The design festival HAND.KOPF.WERK in Salzburg saw Austrian designer Thomas Feichtner and the tradition-steeped umbrella manufactory Kirchtag joined forces for a project together. The outcome of their spontaneous collaboration was CREST, an umbrella stand.
For over 100 years, the Salzburg-based handcrafting business Kirchtag has produced rain umbrellas at its workshop on Getreidegasse, where parts of the workshop walls are over 1,000 years old. The canes are bent over steam before being fitted with stretchers. The cloth is hand-cut and sewn. An aura of handcrafting history thus surrounds each of these unique items.
“The Kirchtag umbrella is such a precise and perfectly developed product in and of itself that I, as a designer, wouldn’t want to make any design-related changes to it; instead, I thought of expanding it,” says Feichtner. On his very first visit to this manufactory, the designer took note of the pinkish-red floor made from the Adnet limestone so typical of Salzburg. Inspired by this material, Feichtner designed an umbrella stand that is small but all the weightier and precisely adapted to the dimensions of Kirchtag’s hand-crafted umbrellas.

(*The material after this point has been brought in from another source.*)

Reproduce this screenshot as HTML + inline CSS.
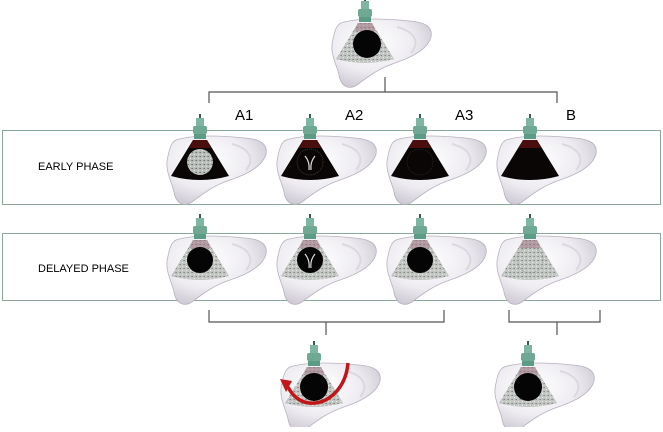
<!DOCTYPE html>
<html><head><style>
body{margin:0;background:#fff;width:663px;height:427px;overflow:hidden}
text{font-family:"Liberation Sans",sans-serif}
</style></head><body>
<svg width="663" height="427" viewBox="0 0 663 427" xmlns="http://www.w3.org/2000/svg">
<defs>
<radialGradient id="lg" cx="0.4" cy="0.35" r="0.75">
<stop offset="0" stop-color="#ffffff"/><stop offset="0.55" stop-color="#eeecf1"/><stop offset="1" stop-color="#c6c0cc"/>
</radialGradient>
<pattern id="sp" width="4" height="4" patternUnits="userSpaceOnUse">
<rect width="4" height="4" fill="#b9bdb9"/><rect x="0" y="0" width="1" height="1" fill="#6f7a74"/><rect x="2" y="2" width="1" height="1" fill="#e6e8e6"/><rect x="3" y="0" width="1" height="1" fill="#8a948e"/>
</pattern>
<g id="liver">
<path d="M-24,0 C-5,-6 25,-4 45,-2 C60,-1 68,4 66,14 C63,26 48,34 30,40 C15,45 5,52 -8,62 C-16,67 -24,64 -26,52 C-28,42 -36,30 -32,16 C-30,6 -28,2 -24,0Z" fill="url(#lg)" stroke="#b8b2bf" stroke-width="0.8"/>
<path d="M32,4 C48,8 56,18 46,30" fill="none" stroke="#dcd8e0" stroke-width="2"/>
</g>
<g id="probe">
<rect x="-1" y="-26" width="2" height="4" fill="#3a5a50"/>
<rect x="-4" y="-22" width="8" height="8" fill="#7fb5a3"/>
<rect x="-7" y="-14" width="14" height="8" rx="2" fill="#6fa893"/>
<rect x="-6" y="-6" width="12" height="5" fill="#5c9b85"/>
</g>
<path id="fan" d="M-7,0 L7,0 L29,36 Q0,44 -29,36Z"/>
<g id="early">
<use href="#liver"/>
<use href="#fan" fill="#0a0606"/>
<path d="M-7,0 L7,0 L11,8 L-11,8Z" fill="#5a1010" opacity="0.8"/>
<use href="#probe"/>
</g>
<g id="delayed">
<use href="#liver"/>
<use href="#fan" fill="url(#sp)" opacity="0.85"/>
<path d="M-7,0 L7,0 L11,8 L-11,8Z" fill="#a07080" opacity="0.5"/>
<use href="#probe"/>
</g>
</defs>

<!-- top -->
<g transform="translate(365,23)"><use href="#delayed"/><circle cx="2" cy="21" r="14" fill="#050505"/></g>
<path d="M209,103 V92 H557 V103 M385,77 V92" fill="none" stroke="#555" stroke-width="1.2"/>

<text x="235" y="120" font-size="15">A1</text>
<text x="345" y="120" font-size="15">A2</text>
<text x="455" y="120" font-size="15">A3</text>
<text x="566" y="120" font-size="15">B</text>

<rect x="2.5" y="130.5" width="658" height="74" fill="none" stroke="#8aa89a" stroke-width="1"/>
<text x="38" y="170" font-size="11">EARLY PHASE</text>
<g transform="translate(200,140)"><use href="#early"/><circle cx="0" cy="22" r="13" fill="url(#sp)"/></g>
<g transform="translate(310,140)"><use href="#early"/><circle cx="0" cy="22" r="13" fill="none" stroke="#555" stroke-width="0.6" stroke-dasharray="1,1"/><path d="M-5,16 Q0,22 -1,30 M5,16 Q0,22 1,30" fill="none" stroke="#ddd" stroke-width="1.2"/></g>
<g transform="translate(420,140)"><use href="#early"/><circle cx="0" cy="22" r="13" fill="none" stroke="#333" stroke-width="0.6" stroke-dasharray="1,1"/></g>
<g transform="translate(530,140)"><use href="#early"/></g>

<rect x="2.5" y="233.5" width="658" height="67" fill="none" stroke="#8aa89a" stroke-width="1"/>
<text x="38" y="272" font-size="11">DELAYED PHASE</text>
<g transform="translate(200,240)"><use href="#delayed"/><circle cx="0" cy="20" r="13" fill="#050505"/></g>
<g transform="translate(310,240)"><use href="#delayed"/><circle cx="0" cy="20" r="13" fill="#050505"/><path d="M-5,14 Q0,20 -1,28 M5,14 Q0,20 1,28" fill="none" stroke="#ddd" stroke-width="1.2"/></g>
<g transform="translate(420,240)"><use href="#delayed"/><circle cx="0" cy="20" r="13" fill="#050505"/></g>
<g transform="translate(530,240)"><use href="#delayed"/><circle cx="0" cy="20" r="13" fill="none" stroke="#888" stroke-width="0.6" stroke-dasharray="1,1"/></g>

<path d="M209,310 V322 H444 V310 M326,322 V335 M509,310 V322 H600 V310 M557,322 V335" fill="none" stroke="#555" stroke-width="1.2"/>

<g transform="translate(314,367)"><use href="#delayed"/><circle cx="0" cy="20" r="14" fill="#050505"/>
<path d="M34,-4 C32,20 15,38 -5,36 C-15,35 -22,28 -26,20" fill="none" stroke="#c0161a" stroke-width="3.5"/>
<path d="M-34,12 L-22,14 L-28,25Z" fill="#c0161a"/></g>
<g transform="translate(528,367)"><use href="#delayed"/><circle cx="0" cy="20" r="14" fill="#050505"/></g>
</svg>
</body></html>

With CREST, Kirchtag customers can position their umbrellas within reach and anywhere they please. The name “Crest” refers to a peak or a crown(ing) and is meant as a tribute to Kirchtag’s perfect product. Feichtner’s design consists of two triangles rotated inside each other and conically tapered upwards. This interplay of surfaces, lines, and edges amounts to an independent and memorable formal approach. The hole is cut to match the distinctive shape of Kirchtag umbrellas’ top ends. And the material used is appropriate not only in terms of shape and weight, but also in terms of Kirchtag’s history. A special piece indeed for umbrella aficionados.